Jamaah terdiri dari santri dan warga yang ada di Desa Suger Kidul, serta beberapa desa lain yang ada Kecamatan Jelbuk serta di Bondowoso. Desa Suger Kidul merupakan desa di Jember yang berbatasan langsung dengan Kabupaten Bondowoso.
Salat id di desa tersebut pada Sabtu ini dibagi menjadi tiga titik. “Masjid satu diimami oleh saya sendiri, khusus untuk jamaah putri. Kemudian masjid satunya lagi untuk jamaah putra, imam salatnya adalah Kiai Abdurrohman, yang juga kakak saya. Kemudian masjid ketiga yang terdiri dari jamaah putra-putri dipimpin oleh KH Abdul Malik yang juga paman saya,” ujar KH Ali Wafa.
Jarak antara masjid yang khusus menampung jamaah putra dan putri hanya sekitar 20 meter saja.

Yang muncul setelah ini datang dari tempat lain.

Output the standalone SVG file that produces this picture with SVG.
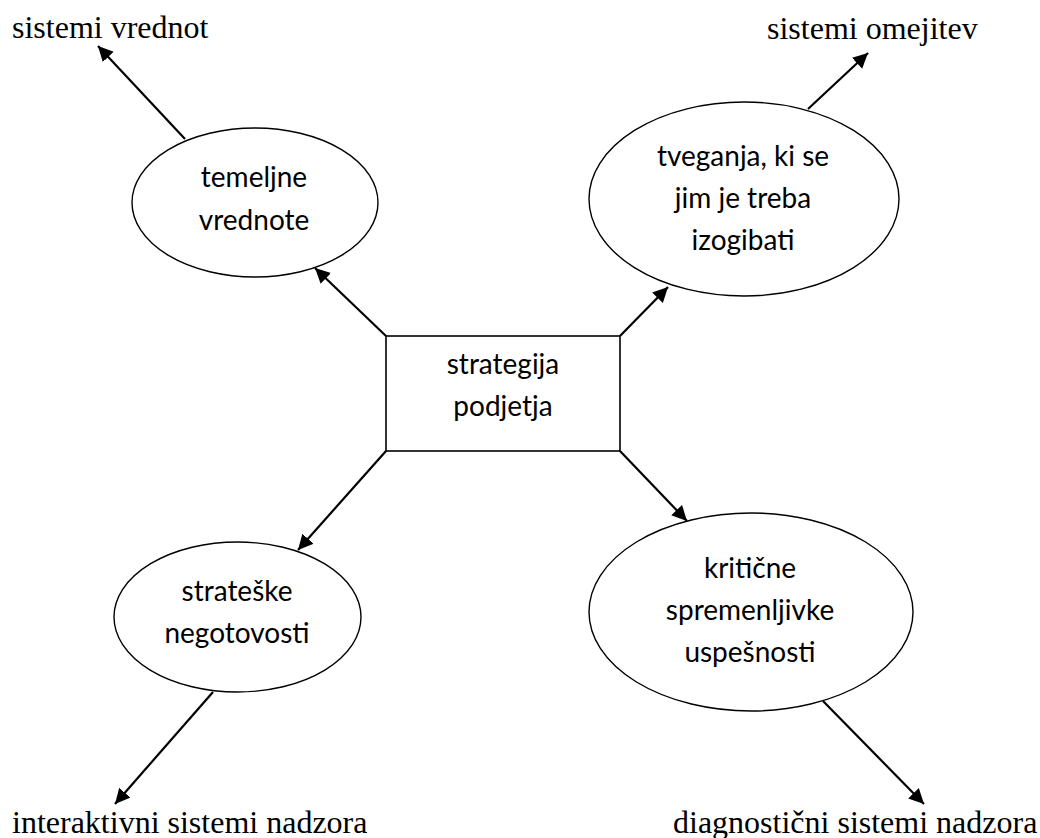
<svg xmlns="http://www.w3.org/2000/svg" width="1040" height="838" viewBox="0 0 1040 838">
<defs>
<style>
.node{fill:#fff;stroke:#000;stroke-width:1.4}
.box{fill:#fff;stroke:#000;stroke-width:1.6}
.lbl{font-family:"Lato","Open Sans","Liberation Sans",sans-serif;font-size:28px;fill:#000;text-anchor:middle}
.out{font-family:"Liberation Serif","Times New Roman",serif;font-size:32px;fill:#000}
.con line{stroke:#000;stroke-width:2.2;marker-end:url(#ah)}
</style>
<marker id="ah" markerUnits="userSpaceOnUse" markerWidth="16" markerHeight="16" refX="15" refY="7.5" orient="auto">
<path d="M0,0 L15,7.5 L0,15 z" fill="#000"/>
</marker>
</defs>
<rect width="1040" height="838" fill="#fff"/>
<g id="connectors" class="con">
<line x1="386" y1="336" x2="315" y2="268"/>
<line x1="185" y1="139" x2="98" y2="46"/>
<line x1="620" y1="336" x2="668" y2="287"/>
<line x1="808" y1="109" x2="868" y2="53"/>
<line x1="386" y1="451" x2="298" y2="550"/>
<line x1="213" y1="692" x2="115" y2="804"/>
<line x1="620" y1="451" x2="687" y2="521"/>
<line x1="823" y1="701" x2="924" y2="804"/>
</g>
<g id="strategija">
<rect class="box" x="386" y="336" width="234" height="115"/>
<text class="lbl" x="503" y="374">strategija</text>
<text class="lbl" x="503" y="416">podjetja</text>
</g>
<g id="temeljne">
<ellipse class="node" cx="255" cy="202.5" rx="123" ry="74.5"/>
<text class="lbl" x="254" y="187">temeljne</text>
<text class="lbl" x="254" y="230">vrednote</text>
</g>
<g id="tveganja">
<ellipse class="node" cx="744" cy="199" rx="155" ry="97"/>
<text class="lbl" x="743" y="166">tveganja, ki se</text>
<text class="lbl" x="743" y="208">jim je treba</text>
<text class="lbl" x="743" y="250">izogibati</text>
</g>
<g id="strateske">
<ellipse class="node" cx="237.5" cy="617" rx="123.5" ry="75"/>
<text class="lbl" x="237" y="601">strateške</text>
<text class="lbl" x="237" y="643">negotovosti</text>
</g>
<g id="kriticne">
<ellipse class="node" cx="751" cy="612" rx="162" ry="99"/>
<text class="lbl" x="750" y="578">kritične</text>
<text class="lbl" x="750" y="620">spremenljivke</text>
<text class="lbl" x="750" y="662">uspešnosti</text>
</g>
<g id="sistemi-vrednot"><text class="out" x="12" y="38">sistemi vrednot</text></g>
<g id="sistemi-omejitev"><text class="out" x="767" y="39">sistemi omejitev</text></g>
<g id="interaktivni"><text class="out" x="12" y="833">interaktivni sistemi nadzora</text></g>
<g id="diagnosticni"><text class="out" x="673" y="833">diagnostični sistemi nadzora</text></g>
</svg>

Jumlah jamaah mencapai sekitar 1.000 orang. “Ya perkiraannya, kalau saya adakan pengajian, konsumsi lebih dari 1.000 piring,” lanjut KH Ali Wafa.
BACA JUGA: Pemkab Madiun Larang Warga di Zona Merah Covid Salat Idul Fitri di Masjid
Usai salat id, warga juga mengadakan tradisi berkunjung sebagaimana layaknya masyarakat pada umumnya. Namun tidak semua warga desa setempat mengikuti penetapan dari pesantren pimpinan KH Ali Wafa. “Ada juga yang rukyatul hilal,” jelas KH Ali Wafa.
Meski kerap merayakan idul Fitri dalam dua hari yang berbeda, tidak pernah terjadi permasalahan di desa tersebut. “Masyarakat malah menginginkan selalu berbeda setiap tahun. Mereka malah bilang, kalau bisa jangan sampai sama. Karena dengan berbeda (dua hari raya), penghasilan bisa dua kali,” ujar KH Ali Wafa setengah berkelakar
.
Namun “permintaan” warga tersebut tidak bisa diturutinya. “Karena kan ada sumber dalilnya, tidak bisa asal menetapkan,” pungkas KH Ali Wafa.